- Born: Judith Ngaire Maud Kain 19 June 1921 Hastings, New Zealand
- Died: 10 March 2016 (aged 94) Hamilton, New Zealand
- Occupations: Painter; librarian; women's rights advocate;
- Known for: Abstract painting
- Spouse: Alexander Pickard ​ ​(m. 1952; died 2006)​
- Children: 3
- Relatives: Edgar Kain (brother)

= Judy Pickard =

New Zealand artist (1921–2016)

Judith Ngaire Maud Pickard (19 June 1921 – 10 March 2016) was a New Zealand abstract painter, librarian and advocate for women's rights.

==Early life and family==
Pickard was born in the New Zealand city of Hastings on 19 June 1921. She was the youngest of five children, and her father imported textiles. After the family moved to Wadestown, Wellington, she attended Samuel Marsden Collegiate School.

During World War II Pickard and her mother travelled to England to join her brother, Edgar Kain, a fighter pilot with the RAF who had recently become engaged, but he died before their arrival. Pickard and her mother were presented by George VI with her brother's DFC medal on his behalf at Buckingham Palace, and Pickard joined the Women's Auxiliary Air Force. She had attained the rank of sergeant by the end of the war and was working as an instructor.

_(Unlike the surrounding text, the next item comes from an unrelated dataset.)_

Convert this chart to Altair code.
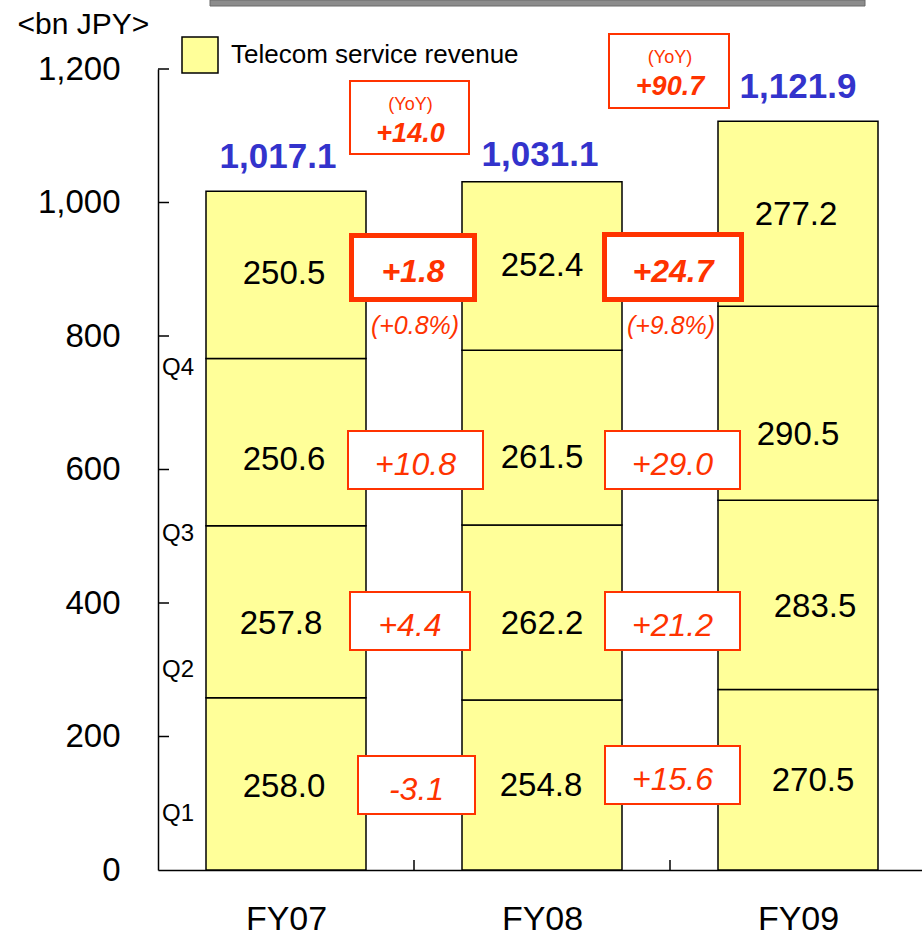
import altair as alt
import pandas as pd

# ---------------- data ----------------
years = ["FY07", "FY08", "FY09"]
quarters = ["Q1", "Q2", "Q3", "Q4"]
rev_fy07 = [258.0, 257.8, 250.6, 250.5]
rev_fy08 = [254.8, 262.2, 261.5, 252.4]
rev_fy09 = [270.5, 283.5, 290.5, 277.2]
totals = [1017.1, 1031.1, 1121.9]
chg_07_08 = [-3.1, 4.4, 10.8, 1.8]
chg_08_09 = [15.6, 21.2, 29.0, 24.7]
q4_growth_pct = [0.8, 9.8]
yoy_change = [14.0, 90.7]
y_ticks = [0, 200, 400, 600, 800, 1000, 1200]
series_name = "Telecom service revenue"

# ---------------- layout ----------------
FONT = "Liberation Sans"
LEFT, TOP = 158, 69
W, H = 764, 801
STEP = 256                 # px per fiscal year band
Y_MAX = 1200
PX = H / Y_MAX             # px per bn JPY
BAR_EDGE = 48 / STEP       # gap from band edge to bar
YELLOW = "#FFFF99"
RED = "#FF3300"
BLUE = "#3333CC"


def xu(px):
    return (px - LEFT) / STEP


def yu(py):
    return (TOP + H - py) / PX


xscale = alt.Scale(domain=[0, W / STEP], nice=False, zero=False)
yscale = alt.Scale(domain=[0, Y_MAX], nice=False, zero=True)

label_expr = " : ".join(
    [f"datum.value < {i + 1} ? '{yr}'" for i, yr in enumerate(years[:-1])]
) + f" : '{years[-1]}'"

x_axis = alt.Axis(
    values=[0.5, 1.5, 2.5], labelExpr=label_expr, ticks=False, tickSize=0,
    grid=False, title=None, domainColor="black", domainWidth=1.5,
    labelFont=FONT, labelFontSize=34, labelColor="black", labelPadding=32,
    labelFlush=False)
y_axis = alt.Axis(
    values=y_ticks, format=",.0f", ticks=False, tickSize=0, grid=False,
    domainColor="black", domainWidth=1.5, labelFont=FONT, labelFontSize=33,
    labelColor="black", labelPadding=38,
    title="<bn JPY>", titleAngle=0, titleAlign="left", titleBaseline="middle",
    titleX=-141, titleY=-45, titleFont=FONT, titleFontSize=30,
    titleFontWeight="normal", titleColor="black")


def X(field):
    return alt.X(field, type="quantitative", scale=xscale, axis=x_axis)


def Y(field):
    return alt.Y(field, type="quantitative", scale=yscale, axis=y_axis)


# label nudges (px) inside each stacked segment
seg_dx = [[-2, -5, -2, -2], [-1, 0, 0, 0], [15, 17, 0, -2]]
seg_dy = [[1, 10, 16, -3], [-1, 10, 18, -2], [-1, 10, 30, -1]]

rows = []
for i, (yr, vals) in enumerate(zip(years, [rev_fy07, rev_fy08, rev_fy09])):
    cum = 0.0
    for j, (q, v) in enumerate(zip(quarters, vals)):
        rows.append({
            "year": yr, "quarter": q, "value": v, "series": series_name,
            "x": i + BAR_EDGE, "x2": i + 1 - BAR_EDGE,
            "y": cum, "y2": cum + v,
            "lx": i + 0.5 + seg_dx[i][j] / STEP,
            "ly": cum + v / 2 - (seg_dy[i][j] + 2) / PX,
            "label": f"{v:.1f}",
        })
        cum += v
bars_df = pd.DataFrame(rows)

# totals above each bar
tot_dx = [-8, -2, 0]
tot_gap = [34, 27, 34]
tot_df = pd.DataFrame({
    "x": [i + 0.5 + d / STEP for i, d in enumerate(tot_dx)],
    "y": [t + g / PX for t, g in zip(totals, tot_gap)],
    "label": [f"{t:,.1f}" for t in totals],
})

# quarter change boxes between the bars: (cx, cy, w, h) in px
box_layout = [
    [(416.5, 785, 119, 60), (410, 621, 122, 60), (415.5, 460, 137, 60), (413, 267.5, 128, 69)],
    [(672.5, 775, 137, 60), (672.5, 621, 137, 60), (672.5, 460, 137, 60), (673, 267, 142, 70)],
]
box_rows = []
for k, chg in enumerate([chg_07_08, chg_08_09]):
    for j, c in enumerate(chg):
        cx, cy, w, h = box_layout[k][j]
        thick = quarters[j] == "Q4"
        inset = 2.5 if thick else 1
        box_rows.append({
            "x": xu(cx - w / 2 + inset), "x2": xu(cx + w / 2 - inset),
            "y": yu(cy + h / 2 - inset), "y2": yu(cy - h / 2 + inset),
            "tx": xu(cx), "ty": yu(cy + 4.5),
            "label": f"{c:+.1f}", "thick": thick,
        })
box_df = pd.DataFrame(box_rows)
thin_df = box_df[~box_df["thick"]]
thick_df = box_df[box_df["thick"]]

pct_df = pd.DataFrame({
    "x": [xu(415), xu(671)],
    "y": [yu(326), yu(326)],
    "label": [f"(+{p:.1f}%)" for p in q4_growth_pct],
})

# year-on-year boxes: (left, top, right, bottom) in px
yoy_layout = [(349, 80, 470, 155), (608, 33, 730, 109)]
yoy_df = pd.DataFrame({
    "x": [xu(l + 1) for l, t, r, b in yoy_layout],
    "x2": [xu(r - 1) for l, t, r, b in yoy_layout],
    "y": [yu(b - 1) for l, t, r, b in yoy_layout],
    "y2": [yu(t + 1) for l, t, r, b in yoy_layout],
    "cx": [xu((l + r) / 2 + 1) for l, t, r, b in yoy_layout],
    "ty1": [yu(t + 25) for l, t, r, b in yoy_layout],
    "ty2": [yu(t + 54) for l, t, r, b in yoy_layout],
    "head": ["(YoY)", "(YoY)"],
    "label": [f"{v:+.1f}" for v in yoy_change],
})

q_df = pd.DataFrame({"q": quarters, "y": [yu(814), yu(670), yu(534), yu(368)]})
ytick_df = pd.DataFrame({"v": y_ticks[1:]})
xtick_df = pd.DataFrame({"v": [1.0, 2.0]})
strip_df = pd.DataFrame({"k": [0]})

bars = alt.Chart(bars_df).mark_rect(stroke="black", strokeWidth=1.5).encode(
    x=X("x"), x2="x2:Q", y=Y("y"), y2="y2:Q",
    color=alt.Color("series:N", scale=alt.Scale(domain=[series_name], range=[YELLOW]),
                    legend=alt.Legend(
                        orient="none", legendX=23, legendY=-33, title=None,
                        symbolType="square", symbolSize=1296,
                        symbolStrokeColor="black", symbolStrokeWidth=1.5,
                        labelFont=FONT, labelFontSize=26, labelColor="black",
                        labelOffset=12, labelLimit=500, padding=0, symbolOffset=0)),
)

seg_text = alt.Chart(bars_df).mark_text(
    font=FONT, fontSize=33, color="black", align="center", baseline="middle"
).encode(x=X("lx"), y=Y("ly"), text="label:N")

tot_text = alt.Chart(tot_df).mark_text(
    font=FONT, fontSize=35, fontWeight="bold", color=BLUE, align="center", baseline="middle"
).encode(x=X("x"), y=Y("y"), text="label:N")

thin_box = alt.Chart(thin_df).mark_rect(fill="white", stroke=RED, strokeWidth=2).encode(
    x=X("x"), x2="x2", y=Y("y"), y2="y2")
thick_box = alt.Chart(thick_df).mark_rect(fill="white", stroke=RED, strokeWidth=5).encode(
    x=X("x"), x2="x2", y=Y("y"), y2="y2")
thin_text = alt.Chart(thin_df).mark_text(
    font=FONT, fontSize=32, fontStyle="italic", color=RED, align="center", baseline="middle"
).encode(x=X("tx"), y=Y("ty"), text="label:N")
thick_text = alt.Chart(thick_df).mark_text(
    font=FONT, fontSize=32, fontStyle="italic", fontWeight="bold", color=RED,
    align="center", baseline="middle"
).encode(x=X("tx"), y=Y("ty"), text="label:N")
pct_text = alt.Chart(pct_df).mark_text(
    font=FONT, fontSize=25, fontStyle="italic", color=RED, align="center", baseline="middle"
).encode(x=X("x"), y=Y("y"), text="label:N")

yoy_box = alt.Chart(yoy_df).mark_rect(fill="white", stroke=RED, strokeWidth=2).encode(
    x=X("x"), x2="x2", y=Y("y"), y2="y2")
yoy_head = alt.Chart(yoy_df).mark_text(
    font=FONT, fontSize=18, color=RED, align="center", baseline="middle"
).encode(x=X("cx"), y=Y("ty1"), text="head:N")
yoy_text = alt.Chart(yoy_df).mark_text(
    font=FONT, fontSize=27, fontStyle="italic", fontWeight="bold", color=RED,
    align="center", baseline="middle"
).encode(x=X("cx"), y=Y("ty2"), text="label:N")

q_text = alt.Chart(q_df).mark_text(
    font=FONT, fontSize=24, color="black", align="left", baseline="middle"
).encode(x=alt.value(4), y=Y("y"), text="q:N")

# inward-pointing axis ticks
ytick = alt.Chart(ytick_df).mark_rule(color="black", strokeWidth=1.5).encode(
    x=alt.value(0), x2=alt.value(11), y=Y("v"))
xtick = alt.Chart(xtick_df).mark_rule(color="black", strokeWidth=1.5).encode(
    x=X("v"), y=alt.value(H), y2=alt.value(H - 10))

strip = alt.Chart(strip_df).mark_rect(fill="#8C8C8C", stroke="#6A6A6A", strokeWidth=1).encode(
    x=alt.value(52), x2=alt.value(707), y=alt.value(-69), y2=alt.value(-63))

chart = alt.layer(
    bars, seg_text, tot_text, thin_box, thick_box, thin_text, thick_text, pct_text,
    yoy_box, yoy_head, yoy_text, q_text, ytick, xtick, strip
).properties(
    width=W, height=H,
    padding={"left": LEFT, "top": TOP, "right": 0, "bottom": 936 - TOP - H},
    autosize=alt.AutoSizeParams(type="none"),
    background="white",
).configure_view(stroke=None)

chart.save("out.html", embed_options={"renderer": "svg", "actions": False})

After the war, Pickard returned to New Zealand, where she completed a bachelor of arts degree at the University of Canterbury and obtained a diploma from the New Zealand Library School, becoming a librarian. In 1952, she married schoolteacher and writer Alexander Pickard, best-known by his literary pseudonym AP Gaskell, and they had three children.

==Career==
The early years of Pickard's marriage were mainly spent in Invercargill, where her husband worked as a schoolteacher and Pickard worked at the public library; in 1960 the family moved to Hamilton. In 1961 her poem "A Long Sea Voyage" was published in the New Zealand literary journal Landfall. The family's home in Hamilton was designed by architect Ernst Plischke and completed in 1964. In the same year, she began working at the University of Waikato library.

In 1970 Pickard was appointed as the City Librarian for Hamilton. She was the first woman in the role, and the first person in that role to have a professional qualification. In this role she reorganised, relocated and expanded the library, increased the intellectual quality of its holdings, and developed a mobile library to support outer areas of the city. She retired from the position in 1981.

In retirement, Pickard had more time to spend on her abstract painting (for which she was well-known in the Waikato region), and held several exhibitions of her work including through the Waikato Society of Arts. She also engaged in political advocacy. She and her husband participated in political protests against the 1981 Springbok tour and advocated for electoral reform in New Zealand. She supported the Labour Party and was a long-time friend of Dianne Yates, who said of her, "any campaign for liberty, honesty and justice, Judy would be there".

Pickard was an active member of the Women's Electoral Lobby, serving as its Waikato co-ordinator in the 1980s and as the national co-ordinator from 1991 to 1993. She advocated for women's rights in a range of areas including abortion, rape law and school curriculums, assisted with organising the centennial of women's suffrage in New Zealand in 1993 and co-edited a book of essays by New Zealand women called Walking Backwards to the Future.

Pickard also served as a referee on New Zealand's Small Claims Tribunal, a member of the Hamilton Civic Trust, and as a member of the council of the University of Waikato. In the 2001 Queen's Birthday Honours, she was awarded the Queen's Service Medal for public services. In 2003, the Waikato Times listed her as one of 125 people who had contributed to the development of the city of Hamilton.

==Later life and death==
Pickard was predeceased by her husband in 2006. She died at her home in Hamilton on 10 March 2016.